■ Stated task
From the listing, collect all lines containing the word "this".

## start Supplied material

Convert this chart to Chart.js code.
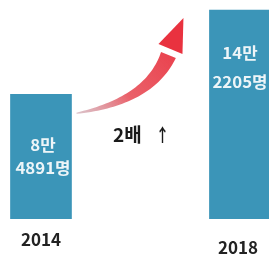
<!DOCTYPE html>
<html><head><meta charset="utf-8">
<script src="https://cdn.jsdelivr.net/npm/chart.js@4"></script>
<style>html,body{margin:0;padding:0;background:#fff;overflow:hidden}#wrap{width:269px;height:264px;position:relative}</style>
</head><body><div id="wrap"><canvas id="c"></canvas></div>
<script>
const categories = ["2014", "2018"];
const values = [84891, 142205];
const valueLabels = [["8만", "4891명"], ["14만", "2205명"]];
const changeLabel = ["2배", "↑"];

const FONT = '"Noto Sans CJK KR", "Noto Sans", sans-serif';

function squeezed(ctx, text, x, y, sx) {
  ctx.save();
  ctx.translate(x, y);
  ctx.scale(sx, 1);
  ctx.fillText(text, 0, 0);
  ctx.restore();
}

const textPlugin = {
  id: 'texts',
  afterDatasetsDraw(chart) {
    const ctx = chart.ctx;
    const meta = chart.getDatasetMeta(0);
    const b1 = meta.data[0], b2 = meta.data[1];
    ctx.save();
    ctx.fillStyle = '#eef5f8';
    ctx.textAlign = 'center';
    ctx.textBaseline = 'middle';
    ctx.font = 'bold 16px ' + FONT;
    meta.data.forEach((bar, i) => {
      const offs = i === 0 ? [51, 74] : [43, 72];
      valueLabels[i].forEach((t, j) => squeezed(ctx, t, bar.x + (i === 0 ? 2 : 0), bar.y + offs[j], 1.05));
    });
    ctx.fillStyle = '#222';
    ctx.font = 'bold 17px ' + FONT;
    const base = chart.scales.y.getPixelForValue(0);
    categories.forEach((c, i) => {
      const bar = meta.data[i];
      squeezed(ctx, c, bar.x - (i === 1 ? 2 : 0), base + (i === 0 ? 21 : 29), 1.0);
    });
    ctx.fillStyle = '#1a1a1a';
    const midX = (b1.x + b2.x) / 2;
    ctx.font = 'bold 19px ' + FONT;
    squeezed(ctx, changeLabel[0], midX - 13, b1.y + 41, 1.0);
    ctx.font = 'bold 18px ' + FONT;
    squeezed(ctx, changeLabel[1], midX + 22, b1.y + 41, 0.75);

    // red curved arrow
    const sx = b1.x + b1.width / 2 + 5, sy = b1.y + 19;
    const tipX = b2.x - b2.width / 2 - 26, tipY = b2.y + 8;
    const ex = tipX - 15, ey = tipY + 37;
    const cx = tipX - 34, cy = tipY + 83;
    const grad = ctx.createLinearGradient(sx, sy, tipX, tipY);
    grad.addColorStop(0, 'rgba(205,170,180,0.7)');
    grad.addColorStop(0.35, 'rgba(232,80,90,0.9)');
    grad.addColorStop(1, '#e9323f');
    const N = 40, left = [], right = [];
    for (let k = 0; k <= N; k++) {
      const t = k / N;
      const x = (1-t)*(1-t)*sx + 2*(1-t)*t*cx + t*t*ex;
      const y = (1-t)*(1-t)*sy + 2*(1-t)*t*cy + t*t*ey;
      const dx = 2*(1-t)*(cx-sx) + 2*t*(ex-cx);
      const dy = 2*(1-t)*(cy-sy) + 2*t*(ey-cy);
      const len = Math.hypot(dx, dy);
      const nx = -dy/len, ny = dx/len;
      const w = 0.6 + 7.4 * Math.pow(t, 0.9);
      left.push([x + nx*w, y + ny*w]);
      right.push([x - nx*w, y - ny*w]);
    }
    ctx.fillStyle = grad;
    ctx.beginPath();
    ctx.moveTo(left[0][0], left[0][1]);
    left.forEach(p => ctx.lineTo(p[0], p[1]));
    for (let k = right.length - 1; k >= 0; k--) ctx.lineTo(right[k][0], right[k][1]);
    ctx.closePath();
    ctx.fill();
    const hx = tipX - 13, hy = tipY + 31;
    ctx.fillStyle = '#e9323f';
    ctx.beginPath();
    ctx.moveTo(tipX, tipY);
    ctx.lineTo(hx - 12, hy - 5);
    ctx.lineTo(hx, hy);
    ctx.lineTo(hx + 12, hy + 5);
    ctx.closePath();
    ctx.fill();
    ctx.restore();
  }
};

new Chart(document.getElementById('c'), {
  type: 'bar',
  data: {
    datasets: [{
      data: values.map((v, i) => ({ x: i, y: v })),
      backgroundColor: '#3b95b8',
      borderWidth: 0,
      barThickness: 61
    }]
  },
  options: {
    responsive: true,
    maintainAspectRatio: false,
    animation: false,
    layout: { padding: { left: 0, right: 0, top: 0, bottom: 45 } },
    plugins: { legend: { display: false }, tooltip: { enabled: false } },
    scales: {
      x: { type: 'linear', display: false, offset: false, min: -0.206, max: 1.146 },
      y: { display: false, min: 0, max: 149000 }
    }
  },
  plugins: [textPlugin]
});
</script>
</body></html>
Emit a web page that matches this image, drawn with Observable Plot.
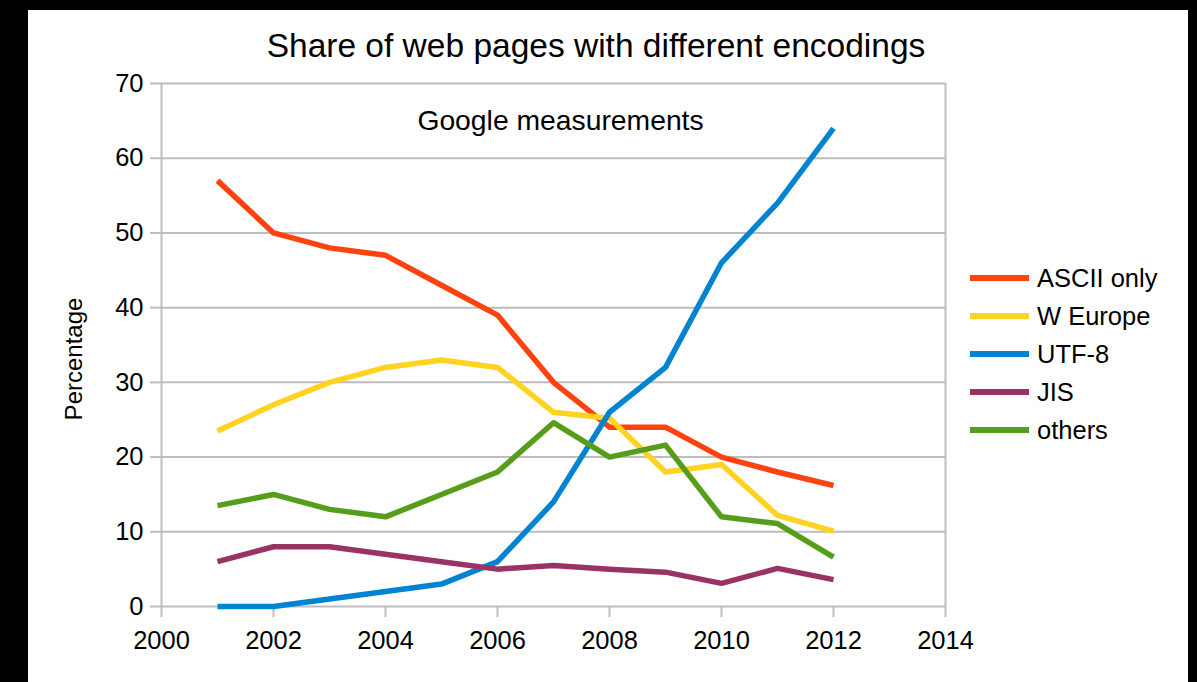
<!DOCTYPE html>
<html>
<head>
<meta charset="utf-8">
<script src="https://cdn.jsdelivr.net/npm/d3@7"></script>
<script src="https://cdn.jsdelivr.net/npm/@observablehq/plot@0.6"></script>
<style>
  html, body { margin: 0; padding: 0; background: #000; width: 1197px; height: 682px; overflow: hidden;
    font-family: "Liberation Sans", Arial, Helvetica, sans-serif; }
  #panel { position: absolute; left: 28px; top: 10px; width: 1160px; height: 672px; background: #fff; }
  #title { position: absolute; left: 0; top: 19px; width: 1136px; text-align: center; font-size: 33.5px; line-height: 33px; color: #000; white-space: nowrap; }
  #chart { position: absolute; left: 0; top: 60px; }
  #legend { position: absolute; left: 942px; top: 249px; }
  .row { display: flex; align-items: center; height: 38px; font-size: 25.5px; color: #000; white-space: nowrap; }
  .sw { width: 59px; height: 6px; margin-right: 8px; }
</style>
</head>
<body>
<div id="panel">
  <div id="title">Share of web pages with different encodings</div>
  <div id="chart"></div>
  <div id="legend"></div>
</div>
<script>
// ---- data ----
const years = [2001, 2002, 2003, 2004, 2005, 2006, 2007, 2008, 2009, 2010, 2011, 2012];
const asciiOnly = [57, 50, 48, 47, 43, 39, 30, 24, 24, 20, 18, 16.2];
const wEurope   = [23.5, 27, 30, 32, 33, 32, 26, 25.2, 18, 19, 12.2, 10.1];
const utf8      = [0, 0, 1, 2, 3, 6, 14, 26, 32, 46, 54, 64];
const jis       = [6, 8, 8, 7, 6, 5, 5.5, 5, 4.6, 3.1, 5.1, 3.6];
const others    = [13.5, 15, 13, 12, 15, 18, 24.6, 20, 21.6, 12, 11.1, 6.6];

const seriesNames  = ["ASCII only", "W Europe", "UTF-8", "JIS", "others"];
const seriesValues = [asciiOnly, wEurope, utf8, jis, others];
const seriesColors = ["#ff420e", "#ffd320", "#0084d1", "#993366", "#579d1c"];

const xTicks = [2000, 2002, 2004, 2006, 2008, 2010, 2012, 2014];
const yTicks = [0, 10, 20, 30, 40, 50, 60, 70];

const titleText = "Share of web pages with different encodings";
const subtitleText = "Google measurements";
const yLabel = "Percentage";

// ---- build table ----
const rows = [];
seriesNames.forEach((name, i) => {
  years.forEach((yr, j) => rows.push({ series: name, year: yr, value: seriesValues[i][j] }));
});

const gridColor = "#bdbdbd";

const chart = Plot.plot({
  width: 1160,
  height: 612,
  marginLeft: 133,
  marginRight: 243,
  marginTop: 13,
  marginBottom: 76,
  style: { fontFamily: "'Liberation Sans', Arial, Helvetica, sans-serif", background: "transparent", color: "#000", overflow: "visible" },
  x: { domain: [2000, 2014] },
  y: { domain: [0, 70] },
  color: { domain: seriesNames, range: seriesColors },
  marks: [
    Plot.gridY(yTicks, { stroke: gridColor, strokeOpacity: 1, strokeWidth: 2 }),
    Plot.ruleX([xTicks[0], xTicks[xTicks.length - 1]], { stroke: gridColor, strokeWidth: 2 }),
    Plot.axisX(xTicks, { tickSize: 11, tickPadding: 13, stroke: gridColor, strokeWidth: 2, fill: "#000", fontSize: 25.5, tickFormat: d => String(d), label: null }),
    Plot.axisY(yTicks, { tickSize: 11, tickPadding: 7, stroke: gridColor, strokeWidth: 2, fill: "#000", fontSize: 25.5, label: null }),
    Plot.line(rows, { x: "year", y: "value", z: "series", stroke: "series", strokeWidth: 5.5, strokeLinejoin: "round", strokeLinecap: "butt" }),
    Plot.text([subtitleText], { text: d => d, frameAnchor: "top", dx: 7, dy: 26, fontSize: 28.3, fill: "#000" }),
    Plot.text([yLabel], { text: d => d, frameAnchor: "left", textAnchor: "middle", dx: -87, dy: 14, rotate: -90, fontSize: 24, fill: "#000" })
  ]
});
document.getElementById("chart").appendChild(chart);

// ---- legend ----
const legend = document.getElementById("legend");
seriesNames.forEach((name, i) => {
  const row = document.createElement("div");
  row.className = "row";
  const sw = document.createElement("div");
  sw.className = "sw";
  sw.style.background = seriesColors[i];
  const label = document.createElement("span");
  label.textContent = name;
  row.appendChild(sw);
  row.appendChild(label);
  legend.appendChild(row);
});
document.getElementById("title").textContent = titleText;
</script>
</body>
</html>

## end Supplied material

■ Completed task
Convert this chart to Chart.js code.
Emit a web page that matches this image, drawn with Observable Plot.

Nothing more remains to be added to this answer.